本研究延伸探討地表變形案例之地層參數分佈特性，可對土壤液化引致地表變形的影響因子有基本認知，地層參數使用CPT試驗之參數，如錐尖阻抗(qc)、錐身摩擦(fs)及動態孔隙水壓(u2)等。本研究統整出沉陷案例液化層各參數的分佈情況為錐尖阻抗(qc) 2～4.5 MPa，錐身摩擦(fs) 20～45 KPa，孔隙水壓(u2) -50～25 KPa，正規化錐尖阻抗(Qtn) 30～60；側向擴展案例液化層各參數的分佈情況為錐尖阻抗(qc) 2～7 MPa，錐身摩擦(fs) 10～60 KPa，孔隙水壓(u2) -20～60 KPa，正規化錐尖阻抗(Qtn) 30～90。

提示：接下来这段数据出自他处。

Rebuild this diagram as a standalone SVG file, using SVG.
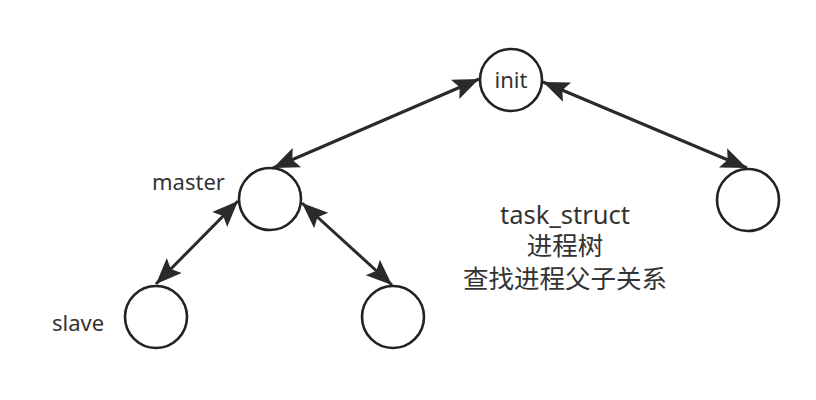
<svg xmlns="http://www.w3.org/2000/svg" width="816" height="400" viewBox="0 0 816 400">
<style>
.node{fill:#fff;stroke:#222;stroke-width:2.6}
.edge{stroke:#2a2a2a;stroke-width:3;fill:none;marker-start:url(#ah);marker-end:url(#ah)}
.lbl{font-family:"Noto Sans","Liberation Sans","Noto Sans CJK SC",sans-serif;font-size:22px;fill:#333}
.note{font-family:"Noto Sans","Noto Sans CJK SC",sans-serif;font-size:25.5px;fill:#333;text-anchor:middle}
</style>
<defs>
<marker id="ah" markerUnits="userSpaceOnUse" markerWidth="30" markerHeight="24" refX="26" refY="10.5" orient="auto-start-reverse" viewBox="0 0 30 21">
<path d="M0,0 L26,10.5 L0,21 L5,10.5 Z" fill="#2a2a2a"/>
</marker>
</defs>
<rect width="816" height="400" fill="#fff"/>
<g id="connectors">
<line class="edge" x1="273" y1="168" x2="479" y2="79"/>
<line class="edge" x1="543" y1="82" x2="747" y2="168"/>
<line class="edge" x1="238" y1="201" x2="156" y2="284"/>
<line class="edge" x1="302" y1="203" x2="392" y2="285"/>
</g>
<g id="init">
<circle class="node" cx="511" cy="80" r="31"/>
<text class="lbl" x="511" y="88" text-anchor="middle">init</text>
</g>
<g id="master">
<circle class="node" cx="270" cy="199" r="31"/>
<text class="lbl" x="152" y="190">master</text>
</g>
<g id="right">
<circle class="node" cx="748" cy="200" r="31"/>
</g>
<g id="slave">
<circle class="node" cx="156" cy="317" r="31"/>
<text class="lbl" x="52" y="331">slave</text>
</g>
<g id="child">
<circle class="node" cx="393" cy="317" r="31"/>
</g>
<g id="note">
<text class="note" x="565" y="224">task_struct</text>
<text class="note" x="565" y="255">进程树</text>
<text class="note" x="565" y="288">查找进程父子关系</text>
</g>
</svg>
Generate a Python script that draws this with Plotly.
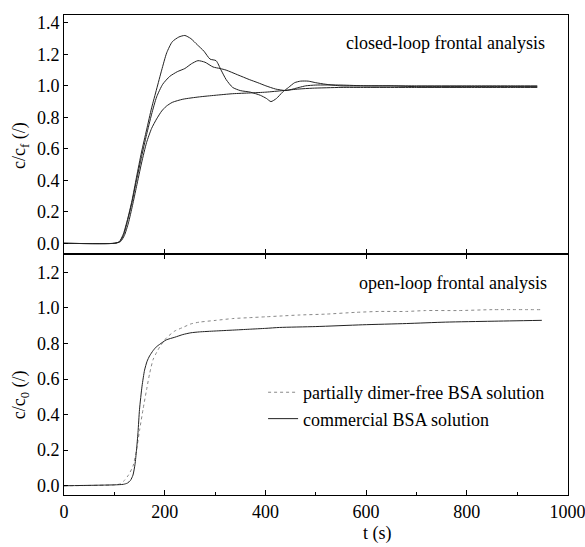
import plotly.graph_objects as go
from plotly.subplots import make_subplots

# ---- closed-loop frontal analysis (three runs) ----
t_run1 = [0, 100, 110, 118, 126, 135, 144, 154, 164, 174, 184, 194, 204, 215, 228, 240, 252, 265,
          278, 290, 302, 312, 322, 335, 350, 370, 390, 402, 411, 422, 434, 446, 458, 470, 485, 500,
          520, 550, 600, 650, 700, 750, 800, 850, 900, 940]
c_run1 = [0, 0, 0.01, 0.06, 0.15, 0.27, 0.42, 0.58, 0.72, 0.86, 0.98, 1.10, 1.21, 1.28, 1.31, 1.32,
          1.30, 1.26, 1.22, 1.17, 1.16, 1.10, 1.04, 0.99, 0.97, 0.96, 0.94, 0.92, 0.90, 0.92, 0.96,
          0.99, 1.02, 1.03, 1.03, 1.02, 1.01, 1.0, 1.0, 1.0, 0.995, 0.995, 0.995, 0.995, 0.995, 0.995]

t_run2 = [0, 100, 110, 118, 126, 135, 144, 154, 164, 174, 184, 196, 210, 225, 240, 253, 266, 280,
          296, 310, 322, 345, 368, 385, 401, 420, 441, 455, 467, 480, 500, 550, 600, 700, 800, 900, 940]
c_run2 = [0, 0, 0.01, 0.05, 0.14, 0.26, 0.40, 0.55, 0.69, 0.82, 0.93, 1.01, 1.06, 1.09, 1.11, 1.14,
          1.16, 1.15, 1.12, 1.11, 1.10, 1.07, 1.04, 1.02, 1.00, 0.98, 0.97, 0.98, 0.99, 1.0, 1.005,
          1.005, 1.0, 1.0, 1.0, 1.0, 1.0]

t_run3 = [0, 100, 112, 120, 128, 136, 144, 154, 164, 174, 184, 194, 203, 215, 236, 269, 300, 335,
          370, 401, 435, 467, 493, 550, 600, 700, 800, 900, 940]
c_run3 = [0, 0, 0.01, 0.05, 0.13, 0.24, 0.36, 0.51, 0.64, 0.73, 0.79, 0.84, 0.87, 0.895, 0.915,
          0.93, 0.94, 0.95, 0.955, 0.96, 0.97, 0.98, 0.985, 0.99, 0.99, 0.99, 0.99, 0.99, 0.99]

# ---- open-loop frontal analysis ----
t_dimer_free = [0, 100, 111, 120, 128, 137, 144, 150, 157, 164, 170, 177, 184, 190, 203, 220, 236,
                252, 269, 302, 335, 368, 401, 434, 467, 520, 580, 626, 680, 718, 784, 850, 949]
c_dimer_free = [0, 0.005, 0.01, 0.03, 0.06, 0.11, 0.2, 0.31, 0.43, 0.54, 0.63, 0.71, 0.75, 0.78,
                0.83, 0.87, 0.89, 0.91, 0.92, 0.93, 0.94, 0.945, 0.95, 0.955, 0.96, 0.965, 0.975,
                0.98, 0.98, 0.985, 0.985, 0.99, 0.99]

t_commercial = [0, 100, 118, 126, 132, 137, 141, 144, 147, 150, 155, 160, 165, 170, 177, 183, 190,
                203, 220, 236, 252, 269, 300, 335, 368, 401, 428, 500, 593, 680, 758, 850, 949]
c_commercial = [0, 0.005, 0.008, 0.015, 0.03, 0.06, 0.12, 0.2, 0.3, 0.43, 0.56, 0.65, 0.7, 0.73,
                0.76, 0.78, 0.795, 0.82, 0.835, 0.85, 0.86, 0.865, 0.87, 0.875, 0.88, 0.885, 0.89,
                0.895, 0.905, 0.912, 0.92, 0.925, 0.93]

x_ticks = [0, 200, 400, 600, 800, 1000]
y_ticks_top = [0.0, 0.2, 0.4, 0.6, 0.8, 1.0, 1.2, 1.4]
y_ticks_bottom = [0.0, 0.2, 0.4, 0.6, 0.8, 1.0, 1.2]

FONT = "Times New Roman, Liberation Serif, serif"
INK = "#222222"

fig = make_subplots(rows=2, cols=1, vertical_spacing=0, row_heights=[239, 241])

for t, c in [(t_run1, c_run1), (t_run2, c_run2), (t_run3, c_run3)]:
    fig.add_trace(go.Scatter(x=t, y=c, mode="lines", showlegend=False,
                             line=dict(color=INK, width=1, shape="spline", smoothing=0.6)),
                  row=1, col=1)

fig.add_trace(go.Scatter(x=t_dimer_free, y=c_dimer_free, mode="lines",
                         name="partially dimer-free BSA solution",
                         line=dict(color="#888888", width=1, dash="dot",
                                   shape="spline", smoothing=0.6)),
              row=2, col=1)
fig.add_trace(go.Scatter(x=t_commercial, y=c_commercial, mode="lines",
                         name="commercial BSA solution",
                         line=dict(color=INK, width=1, shape="spline", smoothing=0.6)),
              row=2, col=1)

# extra axis on top of the lower panel carrying its downward ticks
fig.add_trace(go.Scatter(x=[], y=[], xaxis="x3", yaxis="y2", showlegend=False,
                         hoverinfo="skip"))

axis_common = dict(showline=True, linecolor="black", linewidth=1, mirror=True,
                   showgrid=False, zeroline=False, ticks="inside", tickcolor="black",
                   automargin=False,
                   tickfont=dict(family=FONT, size=18, color="black"))

X_RANGE = [0, 1001]
fig.update_xaxes(range=X_RANGE, **axis_common)
fig.update_layout(
    xaxis=dict(tickvals=[200, 400, 600, 800], ticklen=5, showticklabels=False),
    xaxis2=dict(tickvals=x_ticks, ticklen=5, ticklabeloverflow="allow",
                minor=dict(ticks="inside", dtick=100, tick0=0, ticklen=3, tickcolor="black")),
    xaxis3=dict(overlaying="x2", anchor="y2", side="top", range=X_RANGE, automargin=False,
                tickvals=[200, 400, 600, 800], ticks="inside", ticklen=5, tickcolor="black",
                showticklabels=False, showline=False, showgrid=False, zeroline=False),
    yaxis=dict(range=[-0.068, 1.45], tickvals=y_ticks_top, tickformat=".1f", ticklen=4,
               **axis_common),
    yaxis2=dict(range=[-0.052, 1.303], tickvals=y_ticks_bottom, tickformat=".1f", ticklen=4,
                **axis_common),
)

annotations = [
    dict(text="closed-loop frontal analysis", x=0.958, y=0.9417, xanchor="right",
         yanchor="middle"),
    dict(text="open-loop frontal analysis", x=0.962, y=0.4417, xanchor="right",
         yanchor="middle"),
    dict(text="c/c<sub>f</sub> (/)", x=-0.0873, y=0.727, textangle=-90, xanchor="center",
         yanchor="middle"),
    dict(text="c/c<sub>0</sub> (/)", x=-0.0873, y=0.208, textangle=-90, xanchor="center",
         yanchor="middle"),
    dict(text="t (s)", x=0.623, y=-0.106, xanchor="center", yanchor="bottom"),
]
for a in annotations:
    a.update(xref="paper", yref="paper", showarrow=False,
             font=dict(family=FONT, size=18, color="black"))

fig.update_layout(
    width=585, height=547,
    margin=dict(l=64, r=17, t=15, b=52, autoexpand=False),
    paper_bgcolor="white", plot_bgcolor="white",
    font=dict(family=FONT, size=18, color="black"),
    annotations=annotations,
    legend=dict(x=0.395, y=0.252, xanchor="left", yanchor="top",
                bgcolor="rgba(0,0,0,0)", borderwidth=0,
                font=dict(family=FONT, size=18, color="black")),
)

fig.write_html("out.html")
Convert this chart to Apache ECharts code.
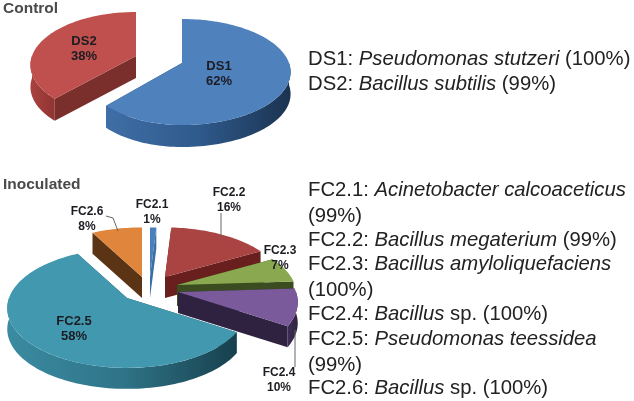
<!DOCTYPE html>
<html>
<head>
<meta charset="utf-8">
<title>Control / Inoculated</title>
<script src="https://cdn.jsdelivr.net/npm/echarts@6/dist/echarts.min.js"></script>
<style>
  html, body { margin: 0; padding: 0; background: #fff; }
  #chart { width: 634px; height: 401px; }
</style>
</head>
<body>
<div id="chart"></div>
<script>
// data
const controlNames = ['DS1', 'DS2']
const controlValues = [62, 38]
const inoculatedNames = ['FC2.1', 'FC2.2', 'FC2.3', 'FC2.4', 'FC2.5', 'FC2.6']
const inoculatedValues = [1, 16, 7, 10, 58, 8]
const panelTitles = ['Control', 'Inoculated']
// [plain, italic, plain]
const controlNotes = [
  ['DS1: ', 'Pseudomonas stutzeri', ' (100%)'],
  ['DS2: ', 'Bacillus subtilis', ' (99%)']
]
const inoculatedNotes = [
  ['FC2.1: ', 'Acinetobacter calcoaceticus', ''],
  ['(99%)', '', ''],
  ['FC2.2: ', 'Bacillus megaterium', ' (99%)'],
  ['FC2.3: ', 'Bacillus amyloliquefaciens', ''],
  ['(100%)', '', ''],
  ['FC2.4: ', 'Bacillus', ' sp. (100%)'],
  ['FC2.5: ', 'Pseudomonas teessidea', ''],
  ['(99%)', '', ''],
  ['FC2.6: ', 'Bacillus', ' sp. (100%)']
]

const FONT = '"Liberation Sans", Arial, sans-serif'

// shape of the tilted discs
const controlDisc = { rx: 107, ry: 51.5, depth: 22, k: 0.17, font: 'bold 13px ' + FONT }
const inoculatedDisc = { rx: 118, ry: 58, depth: 21, k: 0.17, font: 'bold 12px ' + FONT }

// look of each slice: exploded apex, label centre, colours, leader line
const controlLook = [
  { apex: [182, 63], rxLeft: 97, label: [219, 74], top: '#4f81bd', cut: '#2c4d74', wall: ['#3f6ea6', '#2f5a8c', '#1b3350'] },
  { apex: [136, 56], rxLeft: 104, label: [84, 49], top: '#c0504d', cut: '#7a2f2c', wall: ['#a8423f', '#9c3b38', '#8f3532'] }
]
const inoculatedLook = [
  { apex: [150, 277], label: [152, 212], top: '#4a7fbc', cut: '#3a6ea5', wall: ['#3a6ea5', '#3a6ea5'] },
  { apex: [165, 277], label: [229, 200], top: '#a94442', cut: '#681f1e', wall: ['#681f1e', '#681f1e'],
    leader: [[221, 213], [221, 237]] },
  { apex: [177, 285], label: [280, 258], top: '#8aa84f', cut: '#3b4d20', wall: ['#4a5f28', '#3b4d20'] },
  { apex: [178, 292], label: [279, 380], top: '#7a5a9a', cut: '#2e2240', wall: ['#3f2f58', '#2e2240'],
    leader: [[295, 330], [295, 367]], font: 'bold 12px ' + FONT },
  { apex: [127, 298], label: [74, 329], top: '#4198af', cut: '#1e5362', wall: ['#3a8ba1', '#2f7488', '#17404d'], font: 'bold 13px ' + FONT },
  { apex: [142, 277], label: [87, 219], top: '#e0863c', cut: '#5a3415', wall: ['#6a3e19', '#5a3415'],
    leader: [[106, 216], [113, 218], [118, 231]] }
]

// disc point at clockwise angle from 12 o'clock, with a bit of perspective
function discPoint(disc, look, angle) {
  const apex = look.apex
  const u = Math.sin(angle)
  const v = -Math.cos(angle)
  const s = 1 / (1 - disc.k * v)
  const rx = u < 0 && look.rxLeft ? look.rxLeft : disc.rx
  return [apex[0] + rx * u * s, apex[1] + disc.ry * v * s]
}

function arcPoints(disc, look, from, to) {
  const pts = []
  const n = Math.max(2, Math.ceil((to - from) / 0.03))
  for (let i = 0; i <= n; i++) {
    pts.push(discPoint(disc, look, from + (to - from) * i / n))
  }
  return pts
}

function hGradient(colors) {
  return new echarts.graphic.LinearGradient(0, 0, 1, 0, colors.map((c, i) => ({
    offset: i / (colors.length - 1),
    color: c
  })))
}

function drop(pts, depth) {
  return pts.map(p => [p[0], p[1] + depth])
}

function pieSeries(names, values, looks, disc, drawOrder) {
  const total = values.reduce((a, b) => a + b, 0)
  const starts = []
  values.reduce((acc, v, i) => { starts[i] = acc; return acc + v }, 0)
  return {
    type: 'custom',
    coordinateSystem: 'none',
    animation: false,
    silent: true,
    clip: false,
    data: drawOrder.map(i => ({ name: names[i], value: [values[i], i] })),
    renderItem(params, api) {
      const i = api.value(1)
      const look = looks[i]
      const from = starts[i] / total * Math.PI * 2
      const to = (starts[i] + values[i]) / total * Math.PI * 2
      const arc = arcPoints(disc, look, from, to)
      const children = []
      const poly = (points, fill) => children.push({
        type: 'polygon',
        shape: { points },
        style: { fill, stroke: null }
      })
      // cut faces
      const a = discPoint(disc, look, from)
      const b = discPoint(disc, look, to)
      poly([look.apex, a, drop([a], disc.depth)[0], drop([look.apex], disc.depth)[0]], look.cut)
      poly([look.apex, b, drop([b], disc.depth)[0], drop([look.apex], disc.depth)[0]], look.cut)
      // outer wall, only the part that faces the viewer
      const wallFrom = Math.max(from, Math.PI / 2)
      const wallTo = Math.min(to, Math.PI * 1.5)
      if (wallTo > wallFrom) {
        const rim = arcPoints(disc, look, wallFrom, wallTo)
        // left to right across the wall
        poly(rim.concat(drop(rim, disc.depth).reverse()), hGradient(look.wall))
      }
      // top face
      poly([look.apex].concat(arc), look.top)
      if (look.leader) {
        children.push({
          type: 'polyline',
          shape: { points: look.leader },
          style: { stroke: '#666', lineWidth: 1, fill: null }
        })
      }
      children.push({
        type: 'text',
        x: look.label[0],
        y: look.label[1],
        style: {
          text: names[i] + '\n' + values[i] + '%',
          font: look.font || disc.font,
          fill: '#1c1c22',
          align: 'center',
          verticalAlign: 'middle',
          lineHeight: 15
        }
      })
      return { type: 'group', children }
    }
  }
}

function noteText(line, x, y) {
  const text = line[0] + (line[1] ? '{i|' + line[1] + '}' : '') + line[2]
  return {
    type: 'text',
    x,
    y,
    silent: true,
    style: {
      text,
      fill: '#222',
      font: '20.3px ' + FONT,
      verticalAlign: 'middle',
      rich: { i: { fontStyle: 'italic', fontSize: 20.3, fontFamily: FONT, fill: '#222' } }
    }
  }
}

const controlNoteY = [59, 84]
const inoculatedNoteY = [190, 216, 240, 264, 290, 314, 339, 365, 388]
const titleBoxes = [[3, 9], [3, 185]]

const graphicItems = []
panelTitles.forEach((t, i) => {
  graphicItems.push({
    type: 'text',
    x: titleBoxes[i][0],
    y: titleBoxes[i][1],
    silent: true,
    style: { text: t, fill: '#4a4a4a', font: 'bold 15.5px ' + FONT, verticalAlign: 'middle' }
  })
})
controlNotes.forEach((l, i) => graphicItems.push(noteText(l, 308, controlNoteY[i])))
inoculatedNotes.forEach((l, i) => graphicItems.push(noteText(l, 308, inoculatedNoteY[i])))

const chart = echarts.init(document.getElementById('chart'), null, { renderer: 'canvas' })
chart.setOption({
  backgroundColor: '#fff',
  animation: false,
  graphic: graphicItems,
  series: [
    pieSeries(controlNames, controlValues, controlLook, controlDisc, [1, 0]),
    pieSeries(inoculatedNames, inoculatedValues, inoculatedLook, inoculatedDisc, [5, 0, 1, 2, 3, 4])
  ]
})
</script>
</body>
</html>
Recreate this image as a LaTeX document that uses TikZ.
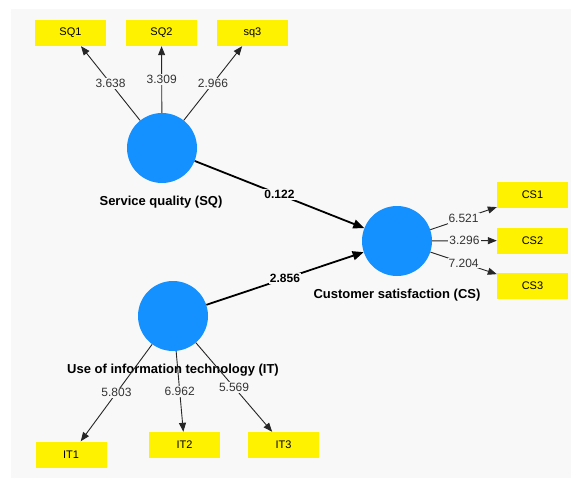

This study mainly uses historical cases of liquefaction in various countries and cone penetration test (CPT) data to establish an empirical model for evaluating liquefaction-induced ground displacement. Firstly, use the collected cases to discuss the applicability and shortcomings of the current empirical model. Next, find the relationship between the ground displacement and the predicted displacement, and use the root mean square error (RSME) to compare the models and find out the best prediction result. Three liquefaction susceptibility assessment indexes are added: Liquefaction Potential Index(LPI), Liquefaction Severity Number(LSN), and Modified Liquefaction Potential Index(LPI*) that takes into account terrain. Regression analysis is used, and the results show that regardless of the settlements or lateral spreads, all have good fitting conditions with LPI*. The calculation concept of LPI* is simple and convenient, and it can be used as an assessment method of liquefaction-induced displacement. In addition, changing the integral depth to the height of free face plus 2 meters to evaluate the lateral spread can get great prediction results better than the existing surface deformation models. The study also explored the distribution characteristics of the formation parameters of the ground deformation cases. The formation parameters use the CPT test parameters. In this study, the distribution of parameters of the liquefied layer in the settlements cases is cone resistance(qc) 2～4.5 MPa, sleeve friction resistance(fs) 20～45 KPa, pore water pressure(u2) -50～25 KPa, normalized cone resistance(Qtn) 30～60; the distribution of parameters of the liquefied layer in the lateral spreads cases is cone resistance (qc) 2～7 MPa, sleeve friction resistance (fs) 10～60 KPa, pore water pressure(u2)-20～60 KPa, normalized cone resistance(Qtn) 30～90.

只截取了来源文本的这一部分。